Will record the clusters in the initial population into GA_Recording_System.

Parameters:

population (Organisms.GA.Population) – The initial population

record_population_at_generation(population, current_generation)

Will record the clusters in the initial population into GA_Recording_System at the current generation.

Parameters:
  • population (Organisms.GA.Population) – The current population after the generation has completed

  • current_generation (int) – The generation that your genetic algorithm is up to.

resume_ga_recording_system_from_current_generation(resume_from_generation)

Will check and restore the ga_recording_system is restored for a generation.

Parameters:

resume_from_generations – The generation that your genetic algorithm is up to.

update_cluster_in_database_for_if_in_population(clusters_in_the_population, energies_of_clusters_removed_from_the_population)

This method will update clusters in the database if that cluster was ever accepted into the population.

Parameters:
  • clusters_in_the_population (list of int) – This is a list of the names of clusters that are in the population.

  • energies_of_clusters_removed_from_the_population (list of int) – This is a list of the energies of clusters that are in the population.

Organisms.GA.GA_Recording_System.convert_to_bytes(size)

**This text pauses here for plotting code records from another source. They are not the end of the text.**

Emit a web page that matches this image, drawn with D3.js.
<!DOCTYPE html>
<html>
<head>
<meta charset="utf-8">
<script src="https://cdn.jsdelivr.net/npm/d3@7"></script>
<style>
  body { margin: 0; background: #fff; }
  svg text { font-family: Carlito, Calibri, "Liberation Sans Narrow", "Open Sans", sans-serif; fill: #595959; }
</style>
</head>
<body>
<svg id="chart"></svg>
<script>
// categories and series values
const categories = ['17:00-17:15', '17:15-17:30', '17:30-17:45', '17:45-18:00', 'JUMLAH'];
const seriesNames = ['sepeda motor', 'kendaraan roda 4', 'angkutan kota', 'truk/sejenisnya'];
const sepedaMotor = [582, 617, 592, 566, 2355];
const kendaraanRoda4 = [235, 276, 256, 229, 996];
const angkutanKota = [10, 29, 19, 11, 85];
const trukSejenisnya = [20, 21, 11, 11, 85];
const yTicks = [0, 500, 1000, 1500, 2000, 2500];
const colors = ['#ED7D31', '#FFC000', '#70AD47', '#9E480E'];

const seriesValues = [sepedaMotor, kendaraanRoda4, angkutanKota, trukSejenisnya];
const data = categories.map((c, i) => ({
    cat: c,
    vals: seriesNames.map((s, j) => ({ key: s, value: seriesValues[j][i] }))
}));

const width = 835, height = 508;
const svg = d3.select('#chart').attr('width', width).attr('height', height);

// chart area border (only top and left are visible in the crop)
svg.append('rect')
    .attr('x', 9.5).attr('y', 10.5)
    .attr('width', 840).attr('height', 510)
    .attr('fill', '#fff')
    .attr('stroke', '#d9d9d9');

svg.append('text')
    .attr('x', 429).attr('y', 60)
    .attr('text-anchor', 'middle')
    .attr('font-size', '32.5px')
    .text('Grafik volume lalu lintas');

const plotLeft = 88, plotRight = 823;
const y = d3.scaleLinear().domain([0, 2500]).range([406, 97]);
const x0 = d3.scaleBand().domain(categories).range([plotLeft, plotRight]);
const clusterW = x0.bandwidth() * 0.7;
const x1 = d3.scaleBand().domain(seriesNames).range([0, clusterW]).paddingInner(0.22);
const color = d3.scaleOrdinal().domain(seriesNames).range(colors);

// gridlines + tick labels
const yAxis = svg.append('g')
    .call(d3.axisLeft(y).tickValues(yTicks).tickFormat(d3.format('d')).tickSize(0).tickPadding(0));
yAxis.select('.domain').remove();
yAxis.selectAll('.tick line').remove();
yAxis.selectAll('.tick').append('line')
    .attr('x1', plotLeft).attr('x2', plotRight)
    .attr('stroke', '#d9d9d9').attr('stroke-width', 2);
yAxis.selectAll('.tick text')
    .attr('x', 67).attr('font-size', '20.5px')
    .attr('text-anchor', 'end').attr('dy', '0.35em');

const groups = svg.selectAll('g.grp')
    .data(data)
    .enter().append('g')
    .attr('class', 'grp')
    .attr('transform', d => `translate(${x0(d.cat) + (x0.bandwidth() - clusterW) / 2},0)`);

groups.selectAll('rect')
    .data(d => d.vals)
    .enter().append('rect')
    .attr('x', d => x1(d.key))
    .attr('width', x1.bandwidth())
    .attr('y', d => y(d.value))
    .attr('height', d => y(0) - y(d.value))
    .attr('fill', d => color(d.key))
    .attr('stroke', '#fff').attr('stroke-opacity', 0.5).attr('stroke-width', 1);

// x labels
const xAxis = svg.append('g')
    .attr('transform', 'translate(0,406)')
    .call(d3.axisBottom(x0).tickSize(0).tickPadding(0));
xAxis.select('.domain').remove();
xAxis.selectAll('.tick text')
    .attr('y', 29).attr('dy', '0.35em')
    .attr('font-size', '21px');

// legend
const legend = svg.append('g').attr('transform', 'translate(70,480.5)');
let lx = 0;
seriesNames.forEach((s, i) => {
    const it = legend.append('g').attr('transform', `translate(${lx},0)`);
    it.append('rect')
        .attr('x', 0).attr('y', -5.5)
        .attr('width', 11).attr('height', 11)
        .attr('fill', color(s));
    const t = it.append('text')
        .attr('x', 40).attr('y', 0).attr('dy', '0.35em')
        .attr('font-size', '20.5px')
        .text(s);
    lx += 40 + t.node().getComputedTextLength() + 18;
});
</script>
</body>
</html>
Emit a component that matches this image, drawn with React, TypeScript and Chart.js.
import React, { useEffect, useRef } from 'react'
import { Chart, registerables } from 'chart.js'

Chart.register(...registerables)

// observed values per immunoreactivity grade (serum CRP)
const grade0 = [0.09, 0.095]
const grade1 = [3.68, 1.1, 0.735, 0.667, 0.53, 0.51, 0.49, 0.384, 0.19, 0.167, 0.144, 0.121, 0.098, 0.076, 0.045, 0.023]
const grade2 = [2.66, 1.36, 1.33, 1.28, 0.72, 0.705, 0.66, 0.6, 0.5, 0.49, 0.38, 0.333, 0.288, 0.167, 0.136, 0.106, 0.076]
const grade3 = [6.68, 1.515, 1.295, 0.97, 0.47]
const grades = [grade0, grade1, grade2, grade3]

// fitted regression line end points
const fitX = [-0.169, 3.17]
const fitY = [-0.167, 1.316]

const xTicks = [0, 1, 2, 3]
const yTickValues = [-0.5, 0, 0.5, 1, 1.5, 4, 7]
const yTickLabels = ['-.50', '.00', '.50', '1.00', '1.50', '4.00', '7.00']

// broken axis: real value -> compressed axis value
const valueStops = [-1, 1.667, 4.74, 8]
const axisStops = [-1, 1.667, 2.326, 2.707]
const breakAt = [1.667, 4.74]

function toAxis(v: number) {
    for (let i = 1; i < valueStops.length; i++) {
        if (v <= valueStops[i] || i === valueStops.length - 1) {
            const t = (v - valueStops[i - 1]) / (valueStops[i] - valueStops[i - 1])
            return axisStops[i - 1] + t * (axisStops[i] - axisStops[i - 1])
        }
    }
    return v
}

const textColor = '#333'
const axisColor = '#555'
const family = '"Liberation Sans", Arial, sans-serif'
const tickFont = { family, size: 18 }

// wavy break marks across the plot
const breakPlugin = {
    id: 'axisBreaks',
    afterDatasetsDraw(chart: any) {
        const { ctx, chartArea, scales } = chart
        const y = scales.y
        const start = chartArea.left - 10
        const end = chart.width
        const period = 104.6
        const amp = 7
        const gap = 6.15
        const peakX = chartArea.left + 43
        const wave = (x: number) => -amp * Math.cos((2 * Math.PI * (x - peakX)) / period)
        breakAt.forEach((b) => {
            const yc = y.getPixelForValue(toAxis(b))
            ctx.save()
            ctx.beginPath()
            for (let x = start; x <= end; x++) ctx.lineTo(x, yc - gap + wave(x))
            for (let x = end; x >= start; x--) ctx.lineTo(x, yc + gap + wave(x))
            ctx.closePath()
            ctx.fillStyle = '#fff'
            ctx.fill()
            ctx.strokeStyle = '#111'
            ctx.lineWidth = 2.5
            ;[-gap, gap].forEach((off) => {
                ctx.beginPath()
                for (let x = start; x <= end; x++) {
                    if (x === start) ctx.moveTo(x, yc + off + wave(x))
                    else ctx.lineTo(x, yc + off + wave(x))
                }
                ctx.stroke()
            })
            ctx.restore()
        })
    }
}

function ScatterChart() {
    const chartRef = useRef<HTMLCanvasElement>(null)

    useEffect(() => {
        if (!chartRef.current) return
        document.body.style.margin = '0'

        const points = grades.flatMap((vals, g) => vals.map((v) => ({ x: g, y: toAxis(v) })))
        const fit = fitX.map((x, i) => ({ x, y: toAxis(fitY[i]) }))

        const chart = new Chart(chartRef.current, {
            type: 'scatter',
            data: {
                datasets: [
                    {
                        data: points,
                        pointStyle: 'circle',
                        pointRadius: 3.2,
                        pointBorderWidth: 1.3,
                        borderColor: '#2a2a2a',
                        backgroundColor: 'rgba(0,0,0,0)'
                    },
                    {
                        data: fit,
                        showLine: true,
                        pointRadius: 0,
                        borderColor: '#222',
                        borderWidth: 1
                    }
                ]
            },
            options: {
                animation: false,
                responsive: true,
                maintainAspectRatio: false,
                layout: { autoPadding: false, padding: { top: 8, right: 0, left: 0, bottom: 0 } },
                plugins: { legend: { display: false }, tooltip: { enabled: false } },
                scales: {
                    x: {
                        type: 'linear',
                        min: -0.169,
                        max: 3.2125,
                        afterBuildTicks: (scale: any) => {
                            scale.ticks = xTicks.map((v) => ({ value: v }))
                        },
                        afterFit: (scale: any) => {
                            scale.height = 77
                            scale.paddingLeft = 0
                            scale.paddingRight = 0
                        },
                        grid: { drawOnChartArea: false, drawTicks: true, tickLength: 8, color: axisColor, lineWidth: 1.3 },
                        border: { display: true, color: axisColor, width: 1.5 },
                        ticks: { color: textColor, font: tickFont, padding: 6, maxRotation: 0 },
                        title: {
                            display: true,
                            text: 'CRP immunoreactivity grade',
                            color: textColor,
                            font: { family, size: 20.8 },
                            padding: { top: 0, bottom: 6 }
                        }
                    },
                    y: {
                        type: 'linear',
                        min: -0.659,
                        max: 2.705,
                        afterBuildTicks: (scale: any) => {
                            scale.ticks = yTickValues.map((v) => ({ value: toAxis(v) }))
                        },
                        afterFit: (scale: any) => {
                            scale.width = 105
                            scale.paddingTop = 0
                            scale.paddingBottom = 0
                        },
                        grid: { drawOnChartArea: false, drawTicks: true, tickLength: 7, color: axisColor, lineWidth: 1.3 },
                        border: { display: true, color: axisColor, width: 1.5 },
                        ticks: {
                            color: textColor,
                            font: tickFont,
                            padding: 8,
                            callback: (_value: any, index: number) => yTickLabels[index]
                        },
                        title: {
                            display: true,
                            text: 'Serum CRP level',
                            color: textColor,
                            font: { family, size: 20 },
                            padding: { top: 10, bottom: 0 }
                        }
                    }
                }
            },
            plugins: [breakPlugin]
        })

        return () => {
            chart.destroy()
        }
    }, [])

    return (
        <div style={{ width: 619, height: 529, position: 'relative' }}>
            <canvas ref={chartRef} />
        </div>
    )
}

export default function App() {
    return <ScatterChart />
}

Will convert the size in any disk space format to bytes.

Parameters:

size (str.) – The size of the database in any units

returns data_size: The size of the database in bytes rtype data_size: float

Organisms.GA.GA_Recording_System.get_size(size)

will convert the most human friendly version of the disk space of the database.

Input:

size (float): the disk space of the database in bytes

Organisms.GA.GA_Recording_System.make_folder(path_to_folder)

Will remake a folder, even if it already exists.

Input:

path_to_folder (str.): the path to the folder to remake.